Two standard dice with 6 sides are thrown and the faces are recorded. Given that the sum of the two faces equals to 10, what is the probability that the first throw equals to 5?
Let \(A\) denote the event for which the two faces sums to 10, and \(B\) the event for which the first throw equals 5.
Then the sample space for \(A\) is \( \{ (5,5),(4,6),(6,4) \} \).
The sample space for \(B\) is \( \{ (5,1),(5,2),(5,3),(5,4),(5,5),(5,6) \} \).Therefore, \(A \cap B = \{(5,5)\} \) and \(P(B|A) = \frac{P(A\cap B)}{P(A)} = \frac{1/36}{3/36} = \frac13. \ _\square \)
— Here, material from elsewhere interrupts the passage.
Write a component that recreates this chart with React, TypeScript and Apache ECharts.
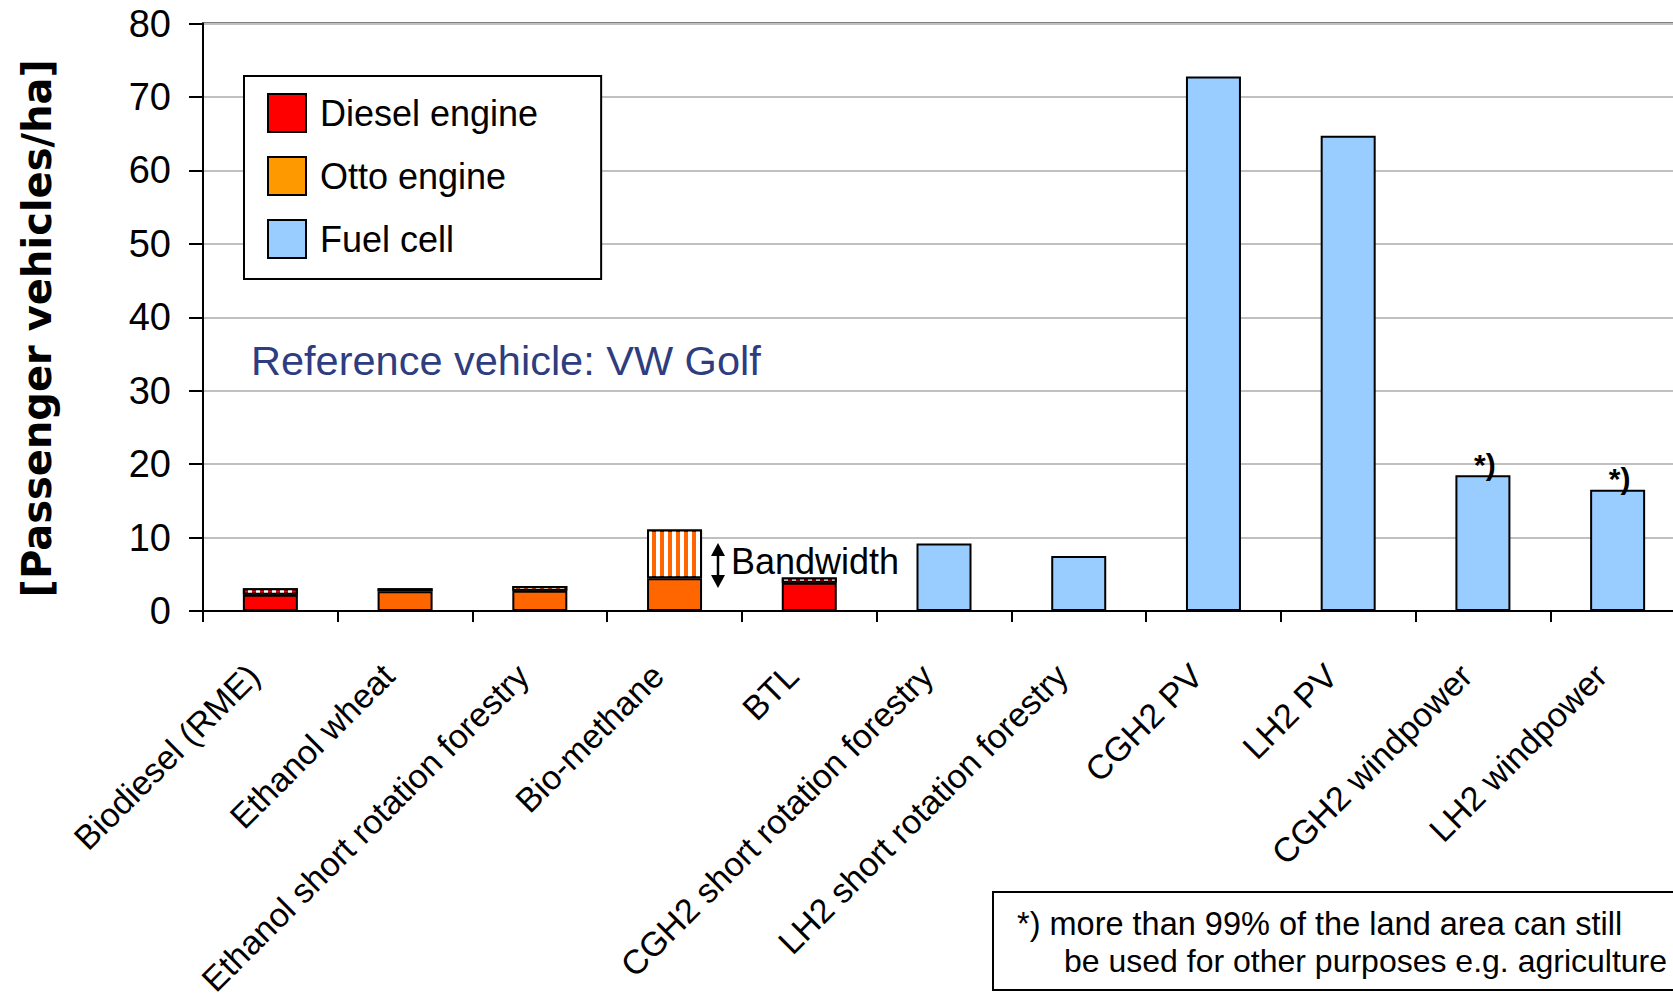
import React, { useEffect, useRef } from "react";
import * as echarts from "echarts";

const categories = [
  "Biodiesel (RME)",
  "Ethanol wheat",
  "Ethanol short rotation forestry",
  "Bio-methane",
  "BTL",
  "CGH2 short rotation forestry",
  "LH2 short rotation forestry",
  "CGH2 PV",
  "LH2 PV",
  "CGH2 windpower",
  "LH2 windpower",
];

const dieselBase = [2.2, null, null, null, 3.85, null, null, null, null, null, null];
const ottoBase = [null, 2.7, 2.75, 4.45, null, null, null, null, null, null, null];
const fuelCell = [null, null, null, null, null, 9.2, 7.5, 72.8, 64.7, 18.5, 16.5];
const dieselBand = [0.9, null, null, null, 0.7, null, null, null, null, null, null];
const ottoBand = [null, 0.4, 0.65, 6.65, null, null, null, null, null, null, null];
const footnoteIdx = [9, 10];

const yTicks = { min: 0, max: 80, interval: 10 };

const FONT = "'Liberation Sans', Arial, sans-serif";

export default function App() {
  const ref = useRef<HTMLDivElement>(null);
  useEffect(() => {
    document.body.style.margin = "0";
    if (!ref.current) return;
    const chart = echarts.init(ref.current, undefined, { renderer: "svg" });
    const border = { borderColor: "#000", borderWidth: 2 };
    const stripe = {
      symbol: "rect",
      symbolSize: 1,
      dashArrayX: [3.5, 3.5],
      dashArrayY: [10, 0],
      color: "#ffffff",
      rotation: 0,
    };
    const fuelData = fuelCell.map((v, i) =>
      footnoteIdx.includes(i)
        ? {
            value: v,
            label: {
              show: true,
              formatter: "*)",
              position: "top",
              distance: 0,
              offset: [2, 4],
              fontSize: 30,
              fontWeight: "bold",
              color: "#000",
              fontFamily: FONT,
            },
          }
        : v
    );
    const option: any = {
      animation: false,
      backgroundColor: "#fff",
      grid: {
        left: 203,
        top: 23.5,
        right: -12,
        bottom: 391,
        show: true,
        borderColor: "#000",
        borderWidth: 2,
        backgroundColor: "transparent",
        containLabel: false,
        outerBoundsMode: "none",
      },
      legend: {
        data: [
          { name: "Diesel engine", itemStyle: { color: "#FF0000", ...border } },
          { name: "Otto engine", itemStyle: { color: "#FF9900", ...border } },
          { name: "Fuel cell", itemStyle: { color: "#99CCFF", ...border } },
        ],
        orient: "vertical",
        left: 244,
        top: 76,
        itemWidth: 38,
        itemHeight: 38,
        itemGap: 23,
        padding: [17, 63, 20, 23],
        borderColor: "#000",
        borderWidth: 2,
        backgroundColor: "#fff",
        icon: "rect",
        selectedMode: false,
        textStyle: { fontSize: 36, color: "#000", fontFamily: FONT, padding: [0, 0, 0, 9] },
      },
      xAxis: {
        type: "category",
        data: categories,
        axisLine: { lineStyle: { color: "#000", width: 2 } },
        axisTick: { show: true, length: 11, interval: 0, lineStyle: { color: "#000", width: 2 } },
        axisLabel: {
          rotate: 45,
          interval: 0,
          fontSize: 34,
          margin: 42,
          padding: [0, 24, 0, 0],
          color: "#000",
          fontFamily: FONT,
        },
        splitLine: { show: false },
      },
      yAxis: {
        type: "value",
        min: yTicks.min,
        max: yTicks.max,
        interval: yTicks.interval,
        axisLine: { show: true, lineStyle: { color: "#000", width: 2 } },
        axisTick: { show: true, length: 14, lineStyle: { color: "#000", width: 2 } },
        axisLabel: { fontSize: 38, color: "#000", margin: 32, fontFamily: FONT },
        splitLine: { lineStyle: { color: "#C0C0C0", width: 2 } },
        name: "[Passenger vehicles/ha]",
        nameLocation: "middle",
        nameGap: 146,
        nameTextStyle: {
          fontSize: 40,
          fontWeight: "bold",
          fontFamily: "'DejaVu Sans', sans-serif",
          color: "#000",
          padding: [0, 22, 0, 0],
        },
      },
      series: [
        { name: "Diesel engine", type: "bar", stack: "a", barWidth: 55, data: dieselBase, itemStyle: { color: "#FF0000", ...border } },
        { name: "Otto engine", type: "bar", stack: "a", barWidth: 55, data: ottoBase, itemStyle: { color: "#FF6600", ...border } },
        { name: "Fuel cell", type: "bar", stack: "a", barWidth: 55, data: fuelData, itemStyle: { color: "#99CCFF", ...border } },
        { name: "Diesel bandwidth", type: "bar", stack: "a", barWidth: 55, data: dieselBand, itemStyle: { color: "#FF0000", ...border, decal: stripe } },
        { name: "Otto bandwidth", type: "bar", stack: "a", barWidth: 55, data: ottoBand, itemStyle: { color: "#FF6600", ...border, decal: stripe } },
      ],
      graphic: [
        {
          type: "text",
          left: 251,
          top: 339,
          style: { text: "Reference vehicle: VW Golf", fontSize: 41.5, fill: "#2E3D7F", fontFamily: FONT },
        },
        {
          type: "text",
          x: 731,
          y: 561,
          style: { text: "Bandwidth", fontSize: 36, fill: "#000", fontFamily: FONT, verticalAlign: "middle" },
        },
        { type: "line", shape: { x1: 718, y1: 552, x2: 718, y2: 579 }, style: { stroke: "#000", lineWidth: 2.5 } },
        { type: "polygon", shape: { points: [[711, 556], [718, 543], [725, 556]] }, style: { fill: "#000" } },
        { type: "polygon", shape: { points: [[711, 575], [718, 588], [725, 575]] }, style: { fill: "#000" } },
        {
          type: "rect",
          shape: { x: 993, y: 892, width: 720, height: 98 },
          style: { fill: "#fff", stroke: "#000", lineWidth: 2 },
        },
        {
          type: "text",
          x: 1017,
          y: 924,
          style: { text: "*) more than 99% of the land area can still", fontSize: 32.5, fill: "#000", fontFamily: FONT, verticalAlign: "middle" },
        },
        {
          type: "text",
          x: 1064,
          y: 961,
          style: { text: "be used for other purposes e.g. agriculture", fontSize: 32, fill: "#000", fontFamily: FONT, verticalAlign: "middle" },
        },
      ],
    };
    chart.setOption(option);
    return () => chart.dispose();
  }, []);
  return <div ref={ref} style={{ width: 1673, height: 1002 }} />;
}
A bag contains a number of coins, one of which is a two-headed coin and the rest are fair coins. A coin is selected at random and tossed. If the probability that the toss results in a head is \(\frac {7}{12} \), then how many fair coins are in the bag ?
Details and Assumptions:
A two-headed coin is a coin which has head on both sides; a fair coin means it has tail on one side and head on the other.
Horace turns up at school either late or on time. He is then either shouted at or not. The probability that he turns up late is \(0.4.\) If he turns up late, the probability that he is shouted at is \(0.7\). If he turns up on time, the probability that he is still shouted at for no particular reason is \(0.2\).
You hear Horace being shouted at. What is the probability that he was late?